Quite relevant is the Newspaper/Yellow Pages example - Narrow Waists seem to have a deadlock dual network effect going on that is quite unbreakable, but nothing lasts forever. When do Narrow Waists fall?

Extra Notes

  • Ben Thompson on Integration and Monopoly (MSFT vs AAPL + GOOGL)
    • integration provides for a superior user experience
    • integration maximizes the likelihood of success for new products
    • integration is incredibly profitable because it is, from a money-making perspective, a monopoly: Apple devices are the only ones that run iOS.
  • Marshall McLuhan: “First we shape our tools, then our tools shape us”
  • Cory Doctorow and Joe Betts-Lacroix on Adversarial Interoperability
    • if people dont let you interop, you do it anyway
    • If you remember, there were a couple of moments in, say, Mac OS’s history where adversarial interoperability was totally pivotal. At one point, Microsoft had not just dominance in the operating system market and the applications market, but it was establishing dominance in the local networking market, intranets.

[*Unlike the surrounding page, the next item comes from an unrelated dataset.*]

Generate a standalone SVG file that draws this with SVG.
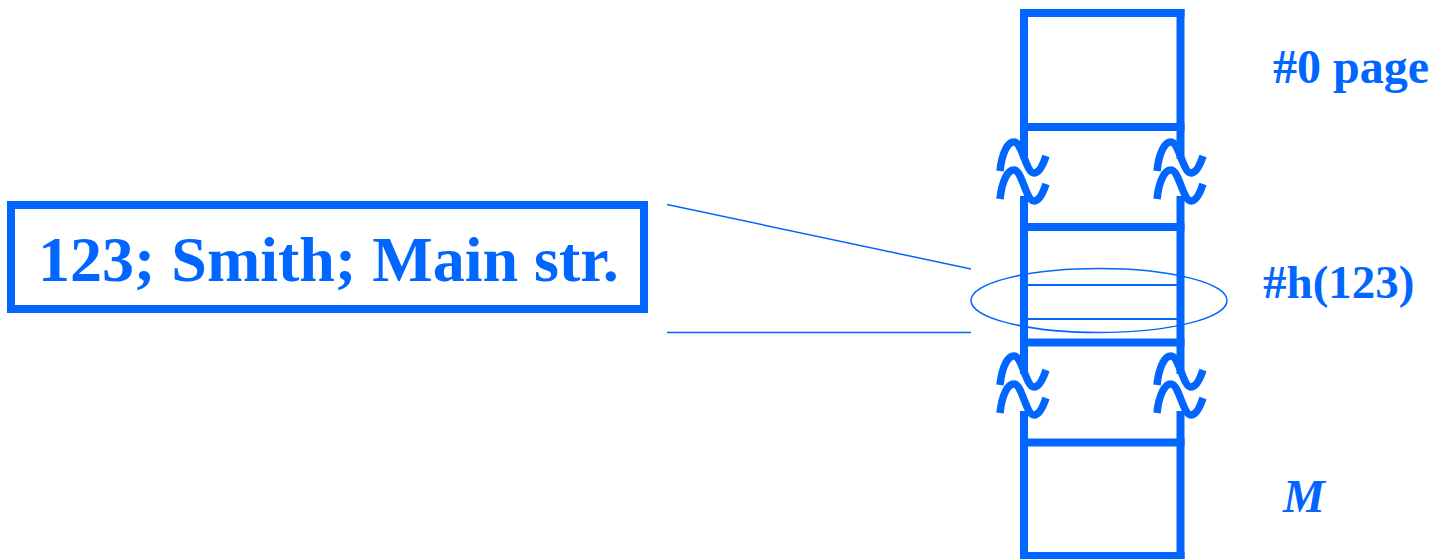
<svg xmlns="http://www.w3.org/2000/svg" width="1435" height="559" viewBox="0 0 1435 559">
<style>
.thick{stroke:#0066ff;stroke-width:8;fill:none;stroke-linecap:square}
.thin{stroke:#0066ff;stroke-width:2;fill:none}
.hair{stroke:#0066ff;stroke-width:1.5;fill:none}
.tilde{stroke:#0066ff;stroke-width:7.5;fill:none;stroke-linecap:butt}
.lbl{font-family:"Liberation Serif","Times New Roman",serif;font-weight:bold;fill:#0066ff}
</style>
<defs>
<path id="tl" d="M0,1 C2,-18 8,-28 14,-28 C22,-28 26,3 34,3 C40,3 44,-8 46,-14"/>
<g id="brk">
<use href="#tl" class="tilde"/>
<use href="#tl" class="tilde" y="28"/>
<use href="#tl" class="tilde" x="157"/>
<use href="#tl" class="tilde" x="157" y="28"/>
</g>
</defs>
<g id="record">
<rect x="11" y="205" width="633" height="104" class="thick" stroke-linecap="butt"/>
<text x="38" y="281" class="lbl" font-size="64">123; Smith; Main str.</text>
</g>
<g id="page-column">
<line x1="1024" y1="13" x2="1180.5" y2="13" class="thick"/>
<line x1="1024" y1="127" x2="1180.5" y2="127" class="thick"/>
<line x1="1024" y1="13" x2="1024" y2="155" class="thick"/>
<line x1="1180.5" y1="13" x2="1180.5" y2="155" class="thick"/>
<line x1="1024" y1="227" x2="1180.5" y2="227" class="thick"/>
<line x1="1024" y1="342.5" x2="1180.5" y2="342.5" class="thick"/>
<line x1="1024" y1="200" x2="1024" y2="370" class="thick" stroke-linecap="butt"/>
<line x1="1180.5" y1="200" x2="1180.5" y2="370" class="thick" stroke-linecap="butt"/>
<line x1="1028" y1="285" x2="1177" y2="285" class="thin" stroke-width="2.5"/>
<line x1="1028" y1="319" x2="1177" y2="319" class="thin" stroke-width="2.5"/>
<line x1="1024" y1="442.5" x2="1180.5" y2="442.5" class="thick"/>
<line x1="1024" y1="556" x2="1180.5" y2="556" class="thick"/>
<line x1="1024" y1="415" x2="1024" y2="556" class="thick" stroke-linecap="butt"/>
<line x1="1180.5" y1="415" x2="1180.5" y2="556" class="thick" stroke-linecap="butt"/>
<use href="#brk" x="1000" y="170"/>
<use href="#brk" x="1000" y="384"/>
</g>
<g id="highlight">
<ellipse cx="1099" cy="300.5" rx="128" ry="32" class="hair"/>
</g>
<g id="connectors">
<line x1="667" y1="204.5" x2="971" y2="269" class="hair"/>
<line x1="667" y1="332.5" x2="971" y2="332.5" class="hair"/>
</g>
<g id="labels">
<text x="1273" y="83" class="lbl" font-size="48">#0 page</text>
<text x="1263" y="298" class="lbl" font-size="47">#h(123)</text>
<text x="1283" y="512" class="lbl" font-size="47" font-style="italic">M</text>
</g>
</svg>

    • They had a product called SMB that was a proprietary networking protocol. And although they made clients for SMB for other platforms, they were deliberately very poor so that those systems would always be second class citizens on the office network. It was really bad for Mac systems. It was really bad for GNU/Linux and other Unixes. And it really sold a hell of a lot of Microsoft systems. And so very slowly but surely, everything that wasn’t on Microsoft OS was being squeezed out of the office LAN. And this Australian grad student used a protocol analyzer to capture enough SMB traffic that he was able to replicate SMB. He released it as free opensource software. He called it Samba. It attracted a developer community and became kind of a gold standard, where now it’s bundled in with everything you use. It’s just part of the standard Linux distro, and it’s in Mac OS and even in mobile platforms. They did that even though Microsoft didn’t want them to. Apple then internally produced another set of adversarial interoperable tools that were really important in the mid 2000s when Microsoft dominance of the Office market, of the Office suite market was really threatening Mac’s ability to collaborate within those environments. Microsoft’s versions for the Mac always lagged the Microsoft versions. The documents weren’t really compatible. Excuse me. Apple reverse-engineered Microsoft’s file formats. They cloned them, and they made a new suite called the iWork suite. They did this, again, without Microsoft’s cooperation and in defiance of Microsoft’s marketing strategy. In so doing, they were able to make Macs first class citizens on the LAN and in the office environment. In both cases, they were able to do this because there were very few legal recourses available to dominant firms that had taken over their field. Software patents were rare and thin. The Computer Fraud and Abuse Act, which is this 1986 anti-hacking law that Ronald Reagan signed into law in a panic after he watched Matthew Broderick in WarGames. I’m not making that up.